When Seremban met Kelantan
A (food) love story
Each time I go to KL, my mental "must eat" list is inevitably considerably more substantial than the carry on luggage I limit myself to travelling with, and before the wheels of the plane have even begun to scrape the tanah of my beloved Malaysia, I've already mentally determined my first 10 meals or so. Two eateries that I've adored for years but never get the chance to dine at as frequently as I'd like for no reason other than the fact that I have to depend on the largesse of friends to take me there (I get hopelessly lost otherwise) are Famous Seremban Favourites (FSF) and Kesom in the unfathomable suburb that is known variously to me as Sunway Mas Commercial Centre and Aman Suria. Are they one and the same or just adjacent to each other?

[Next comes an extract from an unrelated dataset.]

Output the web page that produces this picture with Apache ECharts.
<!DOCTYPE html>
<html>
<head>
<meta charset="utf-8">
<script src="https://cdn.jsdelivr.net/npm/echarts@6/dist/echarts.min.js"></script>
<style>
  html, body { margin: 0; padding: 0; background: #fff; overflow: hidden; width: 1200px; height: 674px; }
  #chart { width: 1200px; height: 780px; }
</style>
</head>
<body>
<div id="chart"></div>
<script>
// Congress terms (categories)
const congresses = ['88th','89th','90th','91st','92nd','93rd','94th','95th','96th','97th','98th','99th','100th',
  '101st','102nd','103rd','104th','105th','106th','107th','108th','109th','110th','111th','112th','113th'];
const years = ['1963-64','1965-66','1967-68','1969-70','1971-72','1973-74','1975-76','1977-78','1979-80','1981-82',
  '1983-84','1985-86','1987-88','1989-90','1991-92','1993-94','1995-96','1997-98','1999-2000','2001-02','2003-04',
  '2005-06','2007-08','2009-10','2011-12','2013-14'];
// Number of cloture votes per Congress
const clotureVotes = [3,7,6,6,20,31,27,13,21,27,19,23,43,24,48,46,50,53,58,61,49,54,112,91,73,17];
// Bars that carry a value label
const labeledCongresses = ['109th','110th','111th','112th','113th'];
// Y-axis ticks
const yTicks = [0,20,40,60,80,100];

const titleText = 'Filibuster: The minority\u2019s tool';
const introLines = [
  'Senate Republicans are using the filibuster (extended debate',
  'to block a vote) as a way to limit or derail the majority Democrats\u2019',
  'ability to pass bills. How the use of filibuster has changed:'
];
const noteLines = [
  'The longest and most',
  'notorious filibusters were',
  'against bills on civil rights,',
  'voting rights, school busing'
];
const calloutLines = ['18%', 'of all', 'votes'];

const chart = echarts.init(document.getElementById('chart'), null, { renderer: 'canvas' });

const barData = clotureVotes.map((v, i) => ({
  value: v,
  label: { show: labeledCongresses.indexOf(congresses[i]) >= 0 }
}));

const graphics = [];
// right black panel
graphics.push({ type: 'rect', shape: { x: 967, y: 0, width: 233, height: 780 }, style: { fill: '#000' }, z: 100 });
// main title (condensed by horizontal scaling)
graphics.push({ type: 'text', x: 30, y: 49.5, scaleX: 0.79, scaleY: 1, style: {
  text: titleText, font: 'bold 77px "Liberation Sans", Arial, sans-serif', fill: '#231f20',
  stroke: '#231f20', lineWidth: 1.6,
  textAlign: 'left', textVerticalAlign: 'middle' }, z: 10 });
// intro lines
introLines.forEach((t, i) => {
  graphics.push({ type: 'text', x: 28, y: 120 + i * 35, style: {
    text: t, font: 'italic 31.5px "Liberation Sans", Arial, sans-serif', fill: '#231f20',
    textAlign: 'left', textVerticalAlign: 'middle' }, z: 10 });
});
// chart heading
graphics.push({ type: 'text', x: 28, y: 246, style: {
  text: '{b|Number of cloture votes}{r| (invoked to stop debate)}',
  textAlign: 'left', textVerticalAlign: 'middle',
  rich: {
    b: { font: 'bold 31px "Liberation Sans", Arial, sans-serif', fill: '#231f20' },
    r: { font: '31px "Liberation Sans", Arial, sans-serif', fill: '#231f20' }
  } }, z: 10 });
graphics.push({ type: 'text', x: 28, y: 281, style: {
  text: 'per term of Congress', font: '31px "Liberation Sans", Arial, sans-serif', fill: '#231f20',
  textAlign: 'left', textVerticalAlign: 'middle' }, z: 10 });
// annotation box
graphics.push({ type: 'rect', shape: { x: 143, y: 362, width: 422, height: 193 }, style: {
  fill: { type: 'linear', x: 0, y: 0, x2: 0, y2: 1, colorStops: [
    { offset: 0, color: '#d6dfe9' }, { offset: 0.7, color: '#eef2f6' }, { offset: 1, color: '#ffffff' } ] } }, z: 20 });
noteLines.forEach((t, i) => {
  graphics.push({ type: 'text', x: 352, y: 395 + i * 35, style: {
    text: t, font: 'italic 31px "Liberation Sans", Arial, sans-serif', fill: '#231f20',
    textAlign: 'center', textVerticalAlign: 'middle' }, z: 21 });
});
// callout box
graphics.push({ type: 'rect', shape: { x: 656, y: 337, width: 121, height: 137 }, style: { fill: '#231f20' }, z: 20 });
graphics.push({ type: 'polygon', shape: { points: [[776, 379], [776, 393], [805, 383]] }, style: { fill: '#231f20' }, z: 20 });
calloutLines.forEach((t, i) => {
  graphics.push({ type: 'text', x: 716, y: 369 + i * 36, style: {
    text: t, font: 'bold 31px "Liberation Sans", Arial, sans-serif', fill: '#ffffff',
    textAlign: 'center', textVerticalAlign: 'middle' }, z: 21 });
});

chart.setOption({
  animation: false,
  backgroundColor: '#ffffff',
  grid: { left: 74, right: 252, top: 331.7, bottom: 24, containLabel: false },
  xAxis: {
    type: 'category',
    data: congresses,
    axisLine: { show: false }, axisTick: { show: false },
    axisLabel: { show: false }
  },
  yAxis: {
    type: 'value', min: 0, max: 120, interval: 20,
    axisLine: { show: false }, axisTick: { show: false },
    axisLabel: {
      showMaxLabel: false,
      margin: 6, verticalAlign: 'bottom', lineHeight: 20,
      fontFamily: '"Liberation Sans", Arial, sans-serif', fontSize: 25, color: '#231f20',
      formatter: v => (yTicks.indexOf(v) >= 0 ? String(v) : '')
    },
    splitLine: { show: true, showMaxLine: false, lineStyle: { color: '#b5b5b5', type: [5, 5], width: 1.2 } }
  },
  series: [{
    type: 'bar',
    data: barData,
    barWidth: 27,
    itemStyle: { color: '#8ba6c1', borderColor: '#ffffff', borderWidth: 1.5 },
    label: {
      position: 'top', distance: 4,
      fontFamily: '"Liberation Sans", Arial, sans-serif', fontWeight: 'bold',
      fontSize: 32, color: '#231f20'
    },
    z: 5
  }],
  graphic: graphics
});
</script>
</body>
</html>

I probably will never know (or care), but I do know that, despite being as different as night and day in the food they serve, FSF and Kesom have both got me in their thrall good and proper. In the same way that some get ready to dine at their favourite fine dining restaurant—a great outfit, plenty of memory in the phone camera, say—I prepare for a foray to Kesom and FSF (it's hard enough to get there, so why not kill two birds with one stone when you have the chance, for heaven's sake?) with meticulous care. That is to say, I ensure my stomach is entirely void of food, or as much as I can reasonably manage at least, and I am attired in clothing that is loose, with pants that are capacious, and have further room to expand at the waistline. That's because I know the imminent deluge of food will be unrelenting, and at a pace that will have lesser mortals cowering in fear.
Stop one: FSF, where certain rules must be obeyed in order to glean the most of your dining experience. They are: arrive early in order to a) find parking and b) secure the largest table in order to have the maximum surface area on which to place the best cuts of pork that you will be privy to if you have followed the rules. You must also give due respect to Bill, the proprietor, who is a Masters degree holder and the best man to know to pave the way for amiable future visits. You will be sorely tempted, but do not be sidetracked by side dishes. Noodles, roast pork and a trove of seductive Seremban Favourites abound, but you are there for the char siew, and the char siew alone, because it is unwaveringly the star of the show. Should you be ashamed when you ask for second and third serves? Perhaps, but that's why I forestall the burn by ordering the largest plates available the first time round.
Down the road and around the corner, Kelantanese food has a quiet but extremely efficacious ambassador in Kesom. Chef Susan is unassuming, but get acquainted with her, for she has a heart—and hands—of gold, and the food she conjures from the kitchen is nothing short of exquisite. Do not attempt to visit Kesom without ordering the nasi dagang gulai 'Raja Berangkat' with acar, boiled egg, sambal ikan, sambal belacan and keropok. The wild rice is the perfect foil for the curry, which in turn is flattered by the dulcet sweetness of the pineapple and voluptuous santan.
But that's not to say that you should eschew the nasi kerabu, for it rightfully shares top billing at Kesom. Basmati rice is first dyed with blue pea flowers, individually steamed, and then adorned with such accoutrements as acar, salted egg, shallots, four angle beans, kerisik, ulam, serunding, and sambal belacan. The resulting flavours form a perfectly juxtaposed symphony that can only be appeased by yet another heaped mouthful, and protest as my turgid belly might, I never have the will power to not order the sambal petai or the keropok lekor.
And 'ere I forget, do not make plans for dinner if you have designs on an excursion to FSF/Kesom territory, because when you finally drag yourself out of Kesom, food coma in full technicolour glory, all you can do to recover from this food fest is to lie groaning on the sofa, with only your fingers doing the walking on the remote.